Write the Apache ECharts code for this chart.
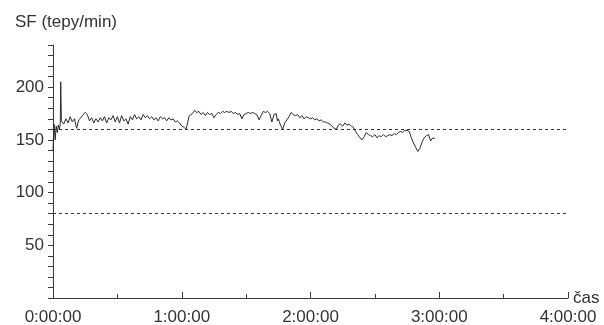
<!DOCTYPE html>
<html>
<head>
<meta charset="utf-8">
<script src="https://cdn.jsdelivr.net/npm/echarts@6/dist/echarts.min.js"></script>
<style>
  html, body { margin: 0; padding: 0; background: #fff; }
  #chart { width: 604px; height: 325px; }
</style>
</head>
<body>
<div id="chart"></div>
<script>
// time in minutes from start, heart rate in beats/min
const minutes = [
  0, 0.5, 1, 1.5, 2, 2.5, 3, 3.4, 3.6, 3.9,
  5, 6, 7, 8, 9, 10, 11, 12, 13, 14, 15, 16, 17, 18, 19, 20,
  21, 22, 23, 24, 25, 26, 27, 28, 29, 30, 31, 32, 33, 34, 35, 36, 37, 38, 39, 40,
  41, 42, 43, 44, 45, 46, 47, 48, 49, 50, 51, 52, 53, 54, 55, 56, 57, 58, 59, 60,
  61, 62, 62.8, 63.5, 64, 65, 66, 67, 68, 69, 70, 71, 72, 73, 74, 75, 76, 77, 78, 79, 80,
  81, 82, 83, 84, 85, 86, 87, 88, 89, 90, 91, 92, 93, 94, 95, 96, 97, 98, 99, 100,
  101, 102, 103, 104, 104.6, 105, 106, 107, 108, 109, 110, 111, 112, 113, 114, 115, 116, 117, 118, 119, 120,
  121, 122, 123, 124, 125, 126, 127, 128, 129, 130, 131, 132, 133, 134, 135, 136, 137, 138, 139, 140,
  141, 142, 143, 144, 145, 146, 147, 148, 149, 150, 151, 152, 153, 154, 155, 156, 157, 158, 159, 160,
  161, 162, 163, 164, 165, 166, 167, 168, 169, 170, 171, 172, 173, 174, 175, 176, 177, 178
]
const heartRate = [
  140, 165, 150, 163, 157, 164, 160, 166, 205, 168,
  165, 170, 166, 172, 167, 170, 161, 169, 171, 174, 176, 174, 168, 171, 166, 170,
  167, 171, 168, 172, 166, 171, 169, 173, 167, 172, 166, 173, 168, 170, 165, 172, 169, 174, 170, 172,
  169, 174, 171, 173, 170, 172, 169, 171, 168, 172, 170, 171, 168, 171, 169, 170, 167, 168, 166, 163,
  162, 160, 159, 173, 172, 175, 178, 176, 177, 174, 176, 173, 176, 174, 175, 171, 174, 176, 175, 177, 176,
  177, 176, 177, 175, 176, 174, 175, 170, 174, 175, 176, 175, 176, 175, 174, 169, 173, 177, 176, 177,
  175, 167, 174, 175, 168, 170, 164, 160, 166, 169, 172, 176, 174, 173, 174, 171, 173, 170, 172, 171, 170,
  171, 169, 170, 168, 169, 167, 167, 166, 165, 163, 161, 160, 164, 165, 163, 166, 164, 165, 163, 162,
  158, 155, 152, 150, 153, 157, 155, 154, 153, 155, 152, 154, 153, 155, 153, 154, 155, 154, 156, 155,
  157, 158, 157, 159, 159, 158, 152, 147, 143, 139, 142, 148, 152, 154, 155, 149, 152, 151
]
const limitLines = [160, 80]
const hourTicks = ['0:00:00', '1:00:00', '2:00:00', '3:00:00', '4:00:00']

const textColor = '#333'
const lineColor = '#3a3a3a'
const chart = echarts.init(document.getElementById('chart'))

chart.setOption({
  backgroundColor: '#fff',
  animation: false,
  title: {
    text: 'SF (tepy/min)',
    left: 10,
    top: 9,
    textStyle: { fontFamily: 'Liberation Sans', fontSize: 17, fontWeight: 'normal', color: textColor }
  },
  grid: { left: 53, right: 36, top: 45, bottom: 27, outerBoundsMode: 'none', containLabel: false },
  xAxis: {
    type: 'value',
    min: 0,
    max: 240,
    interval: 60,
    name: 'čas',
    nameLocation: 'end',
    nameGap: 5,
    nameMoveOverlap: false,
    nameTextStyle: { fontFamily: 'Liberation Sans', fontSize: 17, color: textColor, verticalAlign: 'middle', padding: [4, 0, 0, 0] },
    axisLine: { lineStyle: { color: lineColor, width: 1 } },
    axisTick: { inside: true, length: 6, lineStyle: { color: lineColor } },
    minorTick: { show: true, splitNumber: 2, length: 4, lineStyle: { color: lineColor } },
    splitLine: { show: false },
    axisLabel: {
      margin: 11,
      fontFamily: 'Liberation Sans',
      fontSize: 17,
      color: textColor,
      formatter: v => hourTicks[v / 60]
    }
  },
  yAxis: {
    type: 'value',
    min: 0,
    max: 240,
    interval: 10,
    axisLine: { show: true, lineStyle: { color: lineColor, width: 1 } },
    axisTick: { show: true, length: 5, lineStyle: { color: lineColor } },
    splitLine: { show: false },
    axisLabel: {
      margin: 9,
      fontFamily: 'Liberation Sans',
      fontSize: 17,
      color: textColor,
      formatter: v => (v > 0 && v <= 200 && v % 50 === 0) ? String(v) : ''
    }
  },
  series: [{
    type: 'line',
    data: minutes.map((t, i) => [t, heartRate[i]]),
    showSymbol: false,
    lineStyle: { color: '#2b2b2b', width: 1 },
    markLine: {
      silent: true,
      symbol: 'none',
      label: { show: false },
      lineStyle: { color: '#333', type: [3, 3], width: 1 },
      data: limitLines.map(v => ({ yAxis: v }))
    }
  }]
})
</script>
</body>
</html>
-- -- --
# SHORT PROBLEM
Omit each picture, then return all of the listing exactly as it stands.

# EXERCISE ANSWER
Write the Apache ECharts code for this chart.
<!DOCTYPE html>
<html>
<head>
<meta charset="utf-8">
<script src="https://cdn.jsdelivr.net/npm/echarts@6/dist/echarts.min.js"></script>
<style>
  html, body { margin: 0; padding: 0; background: #fff; }
  #chart { width: 604px; height: 325px; }
</style>
</head>
<body>
<div id="chart"></div>
<script>
// time in minutes from start, heart rate in beats/min
const minutes = [
  0, 0.5, 1, 1.5, 2, 2.5, 3, 3.4, 3.6, 3.9,
  5, 6, 7, 8, 9, 10, 11, 12, 13, 14, 15, 16, 17, 18, 19, 20,
  21, 22, 23, 24, 25, 26, 27, 28, 29, 30, 31, 32, 33, 34, 35, 36, 37, 38, 39, 40,
  41, 42, 43, 44, 45, 46, 47, 48, 49, 50, 51, 52, 53, 54, 55, 56, 57, 58, 59, 60,
  61, 62, 62.8, 63.5, 64, 65, 66, 67, 68, 69, 70, 71, 72, 73, 74, 75, 76, 77, 78, 79, 80,
  81, 82, 83, 84, 85, 86, 87, 88, 89, 90, 91, 92, 93, 94, 95, 96, 97, 98, 99, 100,
  101, 102, 103, 104, 104.6, 105, 106, 107, 108, 109, 110, 111, 112, 113, 114, 115, 116, 117, 118, 119, 120,
  121, 122, 123, 124, 125, 126, 127, 128, 129, 130, 131, 132, 133, 134, 135, 136, 137, 138, 139, 140,
  141, 142, 143, 144, 145, 146, 147, 148, 149, 150, 151, 152, 153, 154, 155, 156, 157, 158, 159, 160,
  161, 162, 163, 164, 165, 166, 167, 168, 169, 170, 171, 172, 173, 174, 175, 176, 177, 178
]
const heartRate = [
  140, 165, 150, 163, 157, 164, 160, 166, 205, 168,
  165, 170, 166, 172, 167, 170, 161, 169, 171, 174, 176, 174, 168, 171, 166, 170,
  167, 171, 168, 172, 166, 171, 169, 173, 167, 172, 166, 173, 168, 170, 165, 172, 169, 174, 170, 172,
  169, 174, 171, 173, 170, 172, 169, 171, 168, 172, 170, 171, 168, 171, 169, 170, 167, 168, 166, 163,
  162, 160, 159, 173, 172, 175, 178, 176, 177, 174, 176, 173, 176, 174, 175, 171, 174, 176, 175, 177, 176,
  177, 176, 177, 175, 176, 174, 175, 170, 174, 175, 176, 175, 176, 175, 174, 169, 173, 177, 176, 177,
  175, 167, 174, 175, 168, 170, 164, 160, 166, 169, 172, 176, 174, 173, 174, 171, 173, 170, 172, 171, 170,
  171, 169, 170, 168, 169, 167, 167, 166, 165, 163, 161, 160, 164, 165, 163, 166, 164, 165, 163, 162,
  158, 155, 152, 150, 153, 157, 155, 154, 153, 155, 152, 154, 153, 155, 153, 154, 155, 154, 156, 155,
  157, 158, 157, 159, 159, 158, 152, 147, 143, 139, 142, 148, 152, 154, 155, 149, 152, 151
]
const limitLines = [160, 80]
const hourTicks = ['0:00:00', '1:00:00', '2:00:00', '3:00:00', '4:00:00']

const textColor = '#333'
const lineColor = '#3a3a3a'
const chart = echarts.init(document.getElementById('chart'))

chart.setOption({
  backgroundColor: '#fff',
  animation: false,
  title: {
    text: 'SF (tepy/min)',
    left: 10,
    top: 9,
    textStyle: { fontFamily: 'Liberation Sans', fontSize: 17, fontWeight: 'normal', color: textColor }
  },
  grid: { left: 53, right: 36, top: 45, bottom: 27, outerBoundsMode: 'none', containLabel: false },
  xAxis: {
    type: 'value',
    min: 0,
    max: 240,
    interval: 60,
    name: 'čas',
    nameLocation: 'end',
    nameGap: 5,
    nameMoveOverlap: false,
    nameTextStyle: { fontFamily: 'Liberation Sans', fontSize: 17, color: textColor, verticalAlign: 'middle', padding: [4, 0, 0, 0] },
    axisLine: { lineStyle: { color: lineColor, width: 1 } },
    axisTick: { inside: true, length: 6, lineStyle: { color: lineColor } },
    minorTick: { show: true, splitNumber: 2, length: 4, lineStyle: { color: lineColor } },
    splitLine: { show: false },
    axisLabel: {
      margin: 11,
      fontFamily: 'Liberation Sans',
      fontSize: 17,
      color: textColor,
      formatter: v => hourTicks[v / 60]
    }
  },
  yAxis: {
    type: 'value',
    min: 0,
    max: 240,
    interval: 10,
    axisLine: { show: true, lineStyle: { color: lineColor, width: 1 } },
    axisTick: { show: true, length: 5, lineStyle: { color: lineColor } },
    splitLine: { show: false },
    axisLabel: {
      margin: 9,
      fontFamily: 'Liberation Sans',
      fontSize: 17,
      color: textColor,
      formatter: v => (v > 0 && v <= 200 && v % 50 === 0) ? String(v) : ''
    }
  },
  series: [{
    type: 'line',
    data: minutes.map((t, i) => [t, heartRate[i]]),
    showSymbol: false,
    lineStyle: { color: '#2b2b2b', width: 1 },
    markLine: {
      silent: true,
      symbol: 'none',
      label: { show: false },
      lineStyle: { color: '#333', type: [3, 3], width: 1 },
      data: limitLines.map(v => ({ yAxis: v }))
    }
  }]
})
</script>
</body>
</html>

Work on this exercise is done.